February 22nd, 2015 at 5:23 pm
Thanks! I could really stand to drop a few lbs, but it’s simply not the priority right now. I’d love for Hope to be more physically active, so I think it’s more important to model that over food restrictions. I cook a lot more and I mix “real” and “fake” foods all the time–I like balance. It really is a journey, but in the end, I don’t want to diet and I don’t want to teach her too either!
Thanks for the read!
February 23rd, 2015 at 3:35 pm
I love when my now 7 yer old throws a tantrum becaue she “just can’t do it!”. And then she does, and lawd, it’s like the clouds parted, and there are rainbows and unicorns farting glitter everywhere that child is so happy she did it on her own. It’s the little things…and I can bet her hair was looking LAYED! Great Work Mom…
February 23rd, 2015 at 3:42 pm
Just wait until she gets to be a teen–the glitter farting reaches the outer hinterlands of the universe! Thanks!
February 23rd, 2015 at 5:00 pm
Surfboard has another meaning not necessarily pertaining to the Hawaiian coastal region??? Why knew! (Although you could have saved me some time by linking to Urban Dictionary…just saying).
February 26th, 2015 at 9:46 am
So I remember hearing things falling on our podcast…I’m glad to know the look was fantastic.
The self-approval/body issue struggle is real and I’m glad to know that you have reached that stage where you appreciate and respect that package. That will continue to be a lesson that we will learn because we all love to eat in our house but we need to get the healthy part down too.
February 26th, 2015 at 12:35 pm
I know the song, but I didn’t know exactly what surfboard meant. Urban dictionary came to my rescue. Love when you write about the little victories.

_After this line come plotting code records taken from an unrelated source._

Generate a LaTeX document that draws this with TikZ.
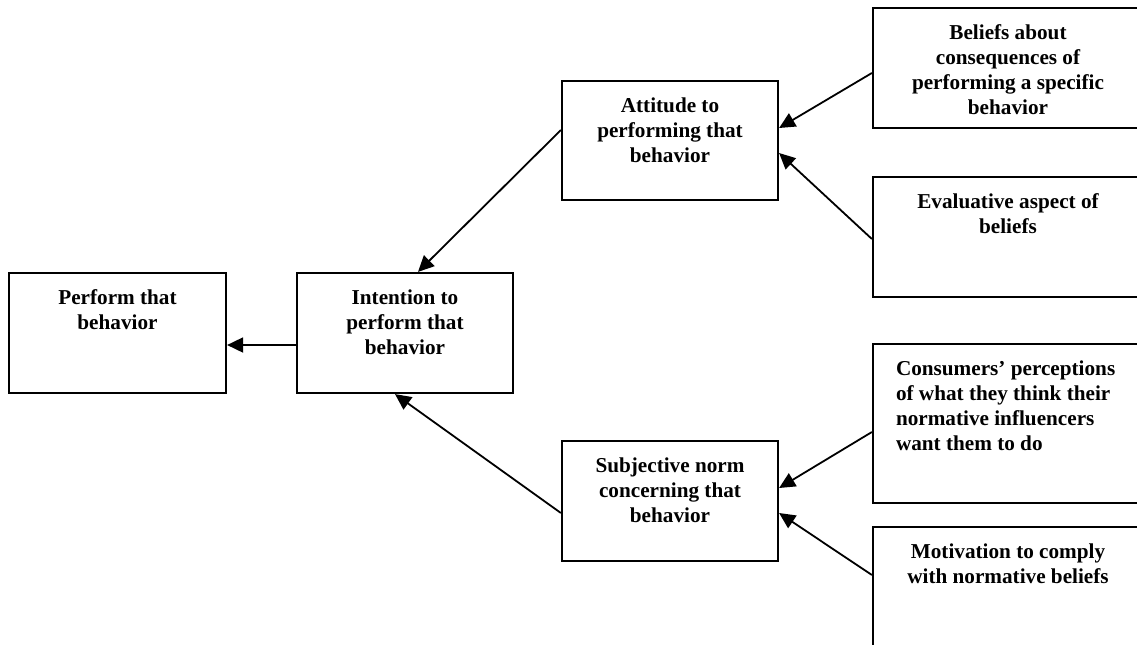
\documentclass[tikz,border=0pt]{standalone}
\usepackage{fontspec}
\setmainfont{Liberation Serif}
\usetikzlibrary{arrows.meta}

% text set at the top of a box of given height and width
\newcommand{\boxtext}[4][\centering]{\parbox[t][#2][t]{#3}{#1\rule{0pt}{15.5pt}#4}}

\begin{document}
\begin{tikzpicture}[x=0.5pt,y=-0.5pt]
    \tikzstyle{box} = [draw, line width=1.1pt, inner sep=0pt,
    font=\fontsize{10.6pt}{12.5pt}\selectfont\bfseries]
    \tikzstyle{arr} = [-{Triangle[length=8pt,width=7.5pt]}, line width=0.9pt]

    \useasboundingbox (0,0) rectangle (1137,644);
    \clip (0,0) rectangle (1137,644);

    \draw
    (117.5,333) node [box] (perform) {\boxtext{60pt}{108.5pt}{Perform that\\behavior}}
    (405,333) node [box] (intention) {\boxtext{60pt}{108pt}{Intention to\\perform that\\behavior}}
    (670,140.5) node [box] (attitude) {\boxtext{59.5pt}{108pt}{Attitude to\\performing that\\behavior}}
    (670,501) node [box] (norm) {\boxtext{60pt}{108pt}{Subjective norm\\concerning that\\behavior}}

    (1008,68) node [box] (beliefs) {\boxtext{60pt}{135pt}{Beliefs about\\consequences of\\performing a specific\\behavior}}
    (1008,237) node [box] (evaluative) {\boxtext{60pt}{135pt}{Evaluative aspect of\\beliefs}}
    (1008,423.5) node [box] (perceptions) {\boxtext[\raggedright\leftskip=11.5pt\relax]{79.5pt}{135pt}{Consumers’ perceptions\\of what they think their\\normative influencers\\want them to do}}
    (1008,617) node [box] (motivation) {\boxtext{90pt}{135pt}{Motivation to comply\\with normative beliefs}}
;

    \draw[arr] ([yshift=-6pt]intention.west) -- ([yshift=-6pt]perform.east);
    \draw[arr] ([yshift=5.25pt]attitude.west) -- ([xshift=6.5pt]intention.north);
    \draw[arr] ([yshift=-6pt]norm.west) -- ([xshift=-5pt]intention.south);

    \draw[arr] ([yshift=-2.5pt]beliefs.west) -- ([yshift=6.25pt]attitude.east);
    \draw[arr] ([yshift=-1pt]evaluative.west) -- ([yshift=-6.25pt]attitude.east);
    \draw[arr] ([yshift=-4.25pt]perceptions.west) -- ([yshift=6.5pt]norm.east);
    \draw[arr] ([yshift=21pt]motivation.west) -- ([yshift=-6pt]norm.east);

  \end{tikzpicture}
\end{document}
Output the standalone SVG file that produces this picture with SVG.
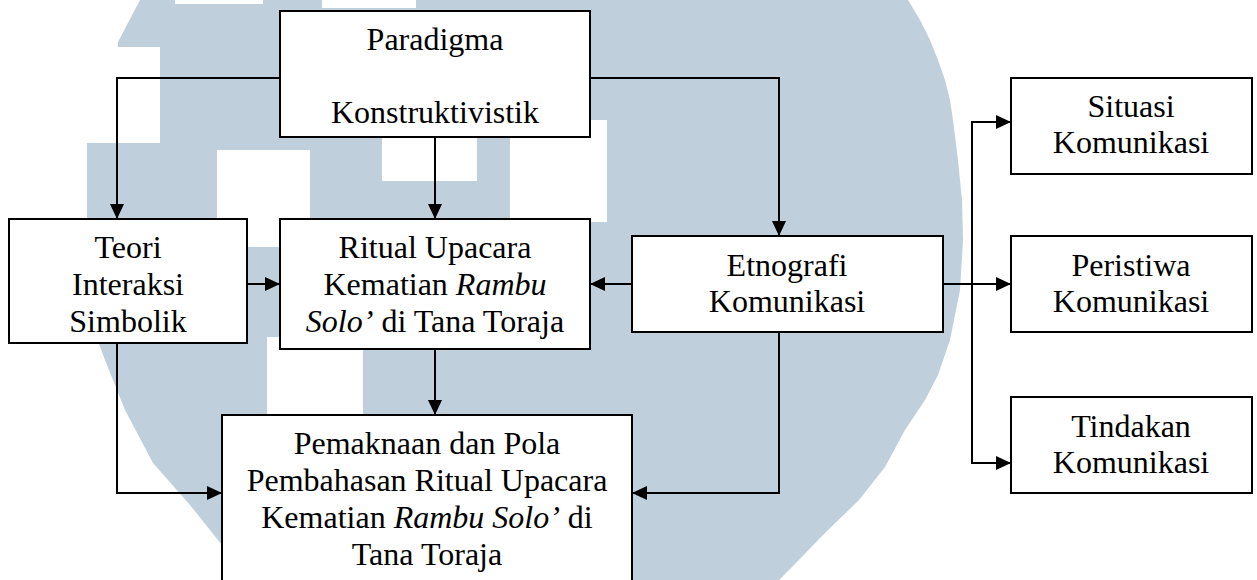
<svg xmlns="http://www.w3.org/2000/svg" width="1257" height="580" viewBox="0 0 1257 580">
<style>
.box{fill:#fff;stroke:#000;stroke-width:2}
.t{font-family:"Liberation Serif","Times New Roman",serif;font-size:32px;fill:#000;text-anchor:middle}
.i{font-style:italic}
.c{fill:none;stroke:#000;stroke-width:2}
.wm{fill:#c0cfdc}
.wh{fill:#fff}
</style>
<defs>
<marker id="ah" markerUnits="userSpaceOnUse" markerWidth="16" markerHeight="14" refX="15" refY="7" orient="auto">
<path d="M0,0 L15,7 L0,14 z" fill="#000"/>
</marker>
</defs>
<rect width="1257" height="580" fill="#fff"/>
<g id="watermark">
<path class="wm" d="M140,0 L908,0 L920,20 L930,40 L938,60 L945,80 L950,100 L953,120 L958,160 L962,200 L963,240 L960,290 L950,340 L938,375 L925,400 L905,430 L885,467 L859,500 L825,533 L792,567 L779,580 L245,580 L222,545 L190,505 L153,463 L125,410 L105,360 L90,320 L87,300 L87,143 L160,143 L160,47 L118,47 L118,42 Z"/>
<rect class="wh" x="175" y="0" width="88" height="4"/>
<rect class="wh" x="322" y="0" width="94" height="8"/>
<rect class="wh" x="217" y="150" width="93" height="97"/>
<rect class="wh" x="382" y="120" width="95" height="61"/>
<rect class="wh" x="510" y="120" width="97" height="102"/>
<rect class="wh" x="267" y="337" width="96" height="78"/>
</g>
<g id="connectors">
<path class="c" d="M280,78 H117 V219" marker-end="url(#ah)"/>
<path class="c" d="M435,137 V219" marker-end="url(#ah)"/>
<path class="c" d="M590,78 H779 V236" marker-end="url(#ah)"/>
<path class="c" d="M247,284 H280" marker-end="url(#ah)"/>
<path class="c" d="M632,284 H590" marker-end="url(#ah)"/>
<path class="c" d="M435,349 V415" marker-end="url(#ah)"/>
<path class="c" d="M117,343 V493 H222" marker-end="url(#ah)"/>
<path class="c" d="M779,332 V493 H632" marker-end="url(#ah)"/>
<path class="c" d="M943,284 H1011" marker-end="url(#ah)"/>
<path class="c" d="M1011,122 H972 V463 H1011" marker-end="url(#ah)"/>
<path class="c" d="M972,122 H1011" marker-end="url(#ah)"/>
</g>
<g id="paradigma">
<rect class="box" x="280" y="11" width="310" height="126"/>
<text class="t" x="435" y="50">Paradigma</text>
<text class="t" x="435" y="123">Konstruktivistik</text>
</g>
<g id="teori">
<rect class="box" x="9" y="219" width="238" height="124"/>
<text class="t" x="128" y="258">Teori</text>
<text class="t" x="128" y="295">Interaksi</text>
<text class="t" x="128" y="332">Simbolik</text>
</g>
<g id="ritual">
<rect class="box" x="280" y="219" width="310" height="130"/>
<text class="t" x="435" y="258">Ritual Upacara</text>
<text class="t" x="435" y="295">Kematian <tspan class="i">Rambu</tspan></text>
<text class="t" x="435" y="332"><tspan class="i">Solo’</tspan> di Tana Toraja</text>
</g>
<g id="etnografi">
<rect class="box" x="632" y="236" width="311" height="96"/>
<text class="t" x="787" y="276">Etnografi</text>
<text class="t" x="787" y="312">Komunikasi</text>
</g>
<g id="pemaknaan">
<rect class="box" x="222" y="415" width="410" height="180"/>
<text class="t" x="427" y="454">Pemaknaan dan Pola</text>
<text class="t" x="427" y="491">Pembahasan Ritual Upacara</text>
<text class="t" x="427" y="528">Kematian <tspan class="i">Rambu Solo’</tspan> di</text>
<text class="t" x="427" y="565">Tana Toraja</text>
</g>
<g id="situasi">
<rect class="box" x="1011" y="78" width="241" height="96"/>
<text class="t" x="1131" y="117">Situasi</text>
<text class="t" x="1131" y="153">Komunikasi</text>
</g>
<g id="peristiwa">
<rect class="box" x="1011" y="236" width="241" height="96"/>
<text class="t" x="1131" y="276">Peristiwa</text>
<text class="t" x="1131" y="312">Komunikasi</text>
</g>
<g id="tindakan">
<rect class="box" x="1011" y="397" width="241" height="96"/>
<text class="t" x="1131" y="437">Tindakan</text>
<text class="t" x="1131" y="473">Komunikasi</text>
</g>
</svg>
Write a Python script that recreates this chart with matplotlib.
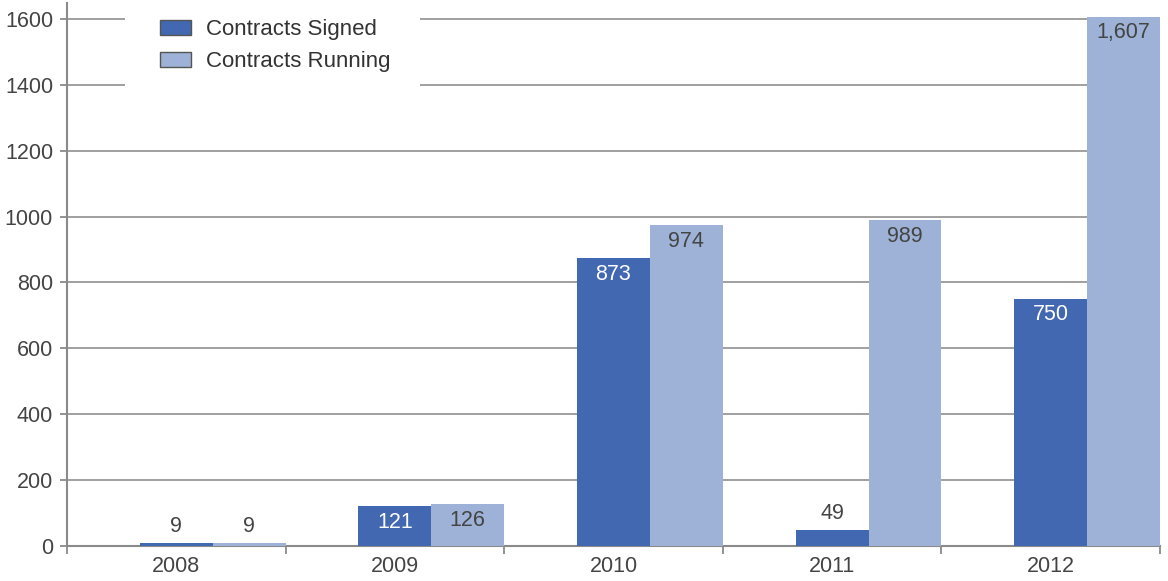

February 26th, 2015 at 1:17 pm
My 13 year old has just started doing her hair in the mornings too! She wasn’t happy about it, but wanted straightened hair, so there ya go, i bought her a straightener and taught her to use it! 😃
February 26th, 2015 at 1:38 pm
You are ahead of me! I’m scared to give Hope a flat iron and I *know* she would meltdown if I did! Kudos to you.